Saturday, August 18, 2012
A Ballet of Violence.
Directed and written by: Gareth Evans
Starring: Iko Uwais, Joe Taslim, Donny Alamsyah, Yayan Ruhian, Pierre Gruno, Ray Sehetapy, Tegar Satrya, Iang Darmawan.
Running time: 101 min.
You should never underestimate simplicity. Simplicity, when it is done in glorious simple form, can be the most interesting thing out there. The premise for The Raid is extremely simple: a whole lot of cops go into an apartment block to take down a drug lord. While they expected to just go in and come out with the guy in handcuffs, they find that many of the drug lord's henchmen are well equipped with weapons. Once a couple of the cops get shot, all hell breaks loose. Many action films would supply the good guys with plenty of escape routes, but maybe some complications on how they can get out of them. The Raid takes place almost entirely inside the apartment block, and there's no way out. It is that simple idea of enclosure that makes The Raid one of the most adrenaline-pumped, intense action films that I've seen in a while. And I don't even like this type of film.
The Raid is the exact definition of an action film. Welsh-born writer/director Gareth Evans doesn't waste much time with character development. In fact, the closest to character development we get is probably through the character of Rama (Iko Uwais), who has a pregnant wife at home and also another little secret which makes you root for the guy even more. But I wouldn't really go into this film expecting to have you heart ripped out because you really feel for some of these characters. It is a classic situation of one good team, one bad team, and hoping that the good team rules the day. These teams are bound together with some of the most expertly choreographed, no holds barred fight scenes. It is like watching a ballet, but instead of graceful, beautiful dances, we get blood, guts, guns, knives, and a whole lot of punching and kicking. You know that there is a story there, yet it doesn't seem to matter all that much. Evans goes by the mantra of showing rather than telling, and let's the violence speak for the film. It never feels like a collection of action sequences glued together with a glue stick, though. There are moments of true desperation, mostly due to the setting. It is exactly like those nightmares that everyone has where you're trapped somewhere and something is chasing you but you can't get out. For these guys, it is exactly like a nightmare. Unfortunately, they don't have the luxury of waking up and everything being okay. They have all the weapons at their disposal, and some people can take more advantage of that than others.

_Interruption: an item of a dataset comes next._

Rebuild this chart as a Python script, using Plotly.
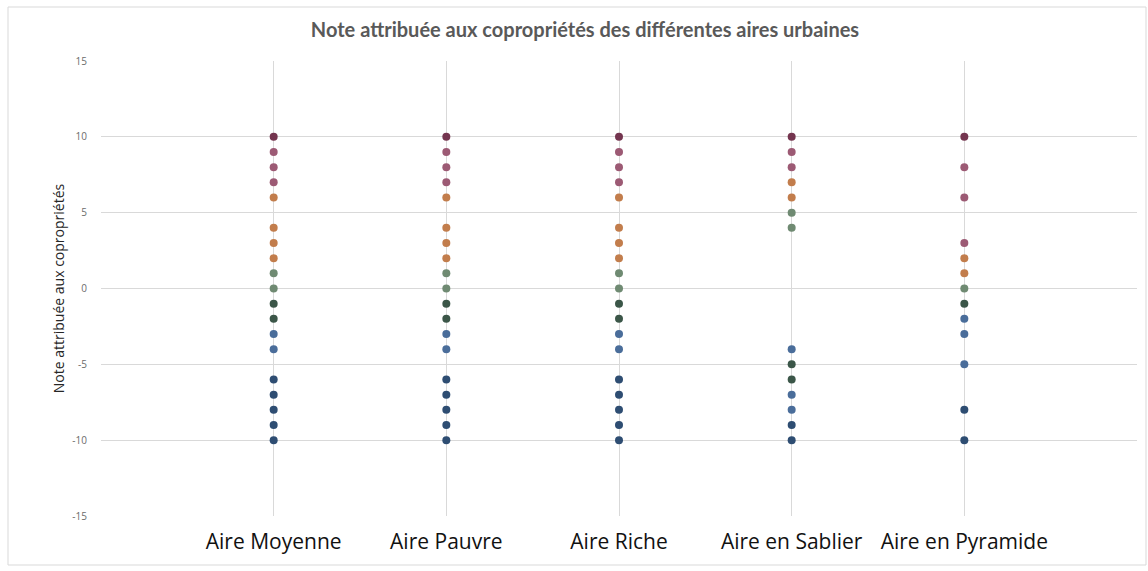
import plotly.graph_objects as go

# Urban areas (x categories)
areas = ["Aire Moyenne", "Aire Pauvre", "Aire Riche", "Aire en Sablier", "Aire en Pyramide"]

# Scores given to the condominiums of each area
notes_moyenne = [10, 9, 8, 7, 6, 4, 3, 2, 1, 0, -1, -2, -3, -4, -6, -7, -8, -9, -10]
notes_pauvre = [10, 9, 8, 7, 6, 4, 3, 2, 1, 0, -1, -2, -3, -4, -6, -7, -8, -9, -10]
notes_riche = [10, 9, 8, 7, 6, 4, 3, 2, 1, 0, -1, -2, -3, -4, -6, -7, -8, -9, -10]
notes_sablier = [10, 9, 8, 7, 6, 5, 4, -4, -5, -6, -7, -8, -9, -10]
notes_pyramide = [10, 8, 6, 3, 2, 1, 0, -1, -2, -3, -5, -8, -10]

# Colour group of each point
groups_moyenne = ["M", "P", "P", "P", "O", "O", "O", "O", "G", "G", "D", "D", "B", "B", "K", "K", "K", "K", "K"]
groups_pauvre = list(groups_moyenne)
groups_riche = list(groups_moyenne)
groups_sablier = ["M", "P", "P", "O", "O", "G", "G", "B", "D", "D", "B", "B", "K", "K"]
groups_pyramide = ["M", "P", "P", "P", "O", "O", "G", "D", "B", "B", "B", "K", "K"]

y_ticks = [-15, -10, -5, 0, 5, 10, 15]

palette = {
    "M": "#74354f",
    "P": "#9c5a74",
    "O": "#c27d4c",
    "G": "#6f8a72",
    "D": "#3b5648",
    "B": "#4a6d9a",
    "K": "#2e4d72",
}

series = [
    (notes_moyenne, groups_moyenne),
    (notes_pauvre, groups_pauvre),
    (notes_riche, groups_riche),
    (notes_sablier, groups_sablier),
    (notes_pyramide, groups_pyramide),
]

fig = go.Figure()
for i, (notes, groups) in enumerate(series):
    fig.add_trace(go.Scatter(
        x=[i] * len(notes),
        y=notes,
        mode="markers",
        marker=dict(size=8, color=[palette[g] for g in groups], line=dict(width=0)),
        showlegend=False,
        hoverinfo="x+y",
    ))

grid = "#d9d9d9"
fig.update_layout(
    width=1148,
    height=571,
    margin=dict(l=101, r=11, t=61, b=55),
    paper_bgcolor="white",
    plot_bgcolor="white",
    title=dict(
        text="Note attribuée aux copropriétés des différentes aires urbaines",
        x=585 / 1148, xanchor="center", y=0.947, yanchor="middle",
        font=dict(family="Lato", size=20, color="#595959", weight="bold"),
    ),
    xaxis=dict(
        range=[-1, 5],
        tickmode="array",
        tickvals=[-1, 0, 1, 2, 3, 4, 5],
        ticktext=[""] + areas + [""],
        showgrid=True,
        gridcolor=grid,
        gridwidth=1,
        zeroline=False,
        showline=False,
        ticks="",
        ticklabelstandoff=11,
        tickfont=dict(family="Open Sans", size=21, color="#111111"),
        fixedrange=True,
    ),
    yaxis=dict(
        range=[-15, 15],
        tickmode="array",
        tickvals=y_ticks,
        ticktext=[str(v) for v in y_ticks],
        showgrid=True,
        gridcolor=grid,
        gridwidth=1,
        zeroline=False,
        showline=False,
        ticks="",
        ticklabelstandoff=13,
        tickfont=dict(family="Open Sans", size=10, color="#6b6b6b"),
        title=dict(
            text="Note attribuée aux copropriétés",
            font=dict(family="Open Sans", size=14, color="#262626"),
            standoff=4,
        ),
        fixedrange=True,
    ),
    shapes=[
        dict(type="rect", xref="paper", yref="paper",
             x0=(8 - 101) / 1036, x1=(1146 - 101) / 1036,
             y0=(516 - 565) / 455, y1=(516 - 7) / 455,
             line=dict(color="#d9d9d9", width=1), fillcolor="rgba(0,0,0,0)", layer="below"),
    ],
)

fig.write_html("out.html")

The fights are glorious, because you can actually tell what is going on. I've found that most action directors mistake intensity for five billion cuts per minute. Evans, however, sets his fight scenes up with simplicity, allowing us to see everything that is happening, which makes it even more affecting. Every kick, every stab and every gunshot is seen, heard, and absorbed. It helps that the guys performing the fight scenes don't look mechanical. What they do is visceral and exciting; you can almost taste the blood dripping off them. You can say all you want about the gravitas of the men in The Expendables, but they looked like they belonged in Real Steel with all the other fighting robots. The men in The Raid all know exactly what they're doing, and they do it well. Robots can't make an action sequence filled with death look as balletic as it does in this film.
Never underestimate simplicity. When dressed up with such visceral terror, it can be a haunting, claustrophobic experience. I may have only seen The Raid in my own home on a TV screen, but it was plain to see that it was a true piece of cinema. Only through a lens could you capture such adrenaline, intensity and violence. While cinema should be predominantly used to tell a story, it is always nice to see a story so well shown on screen.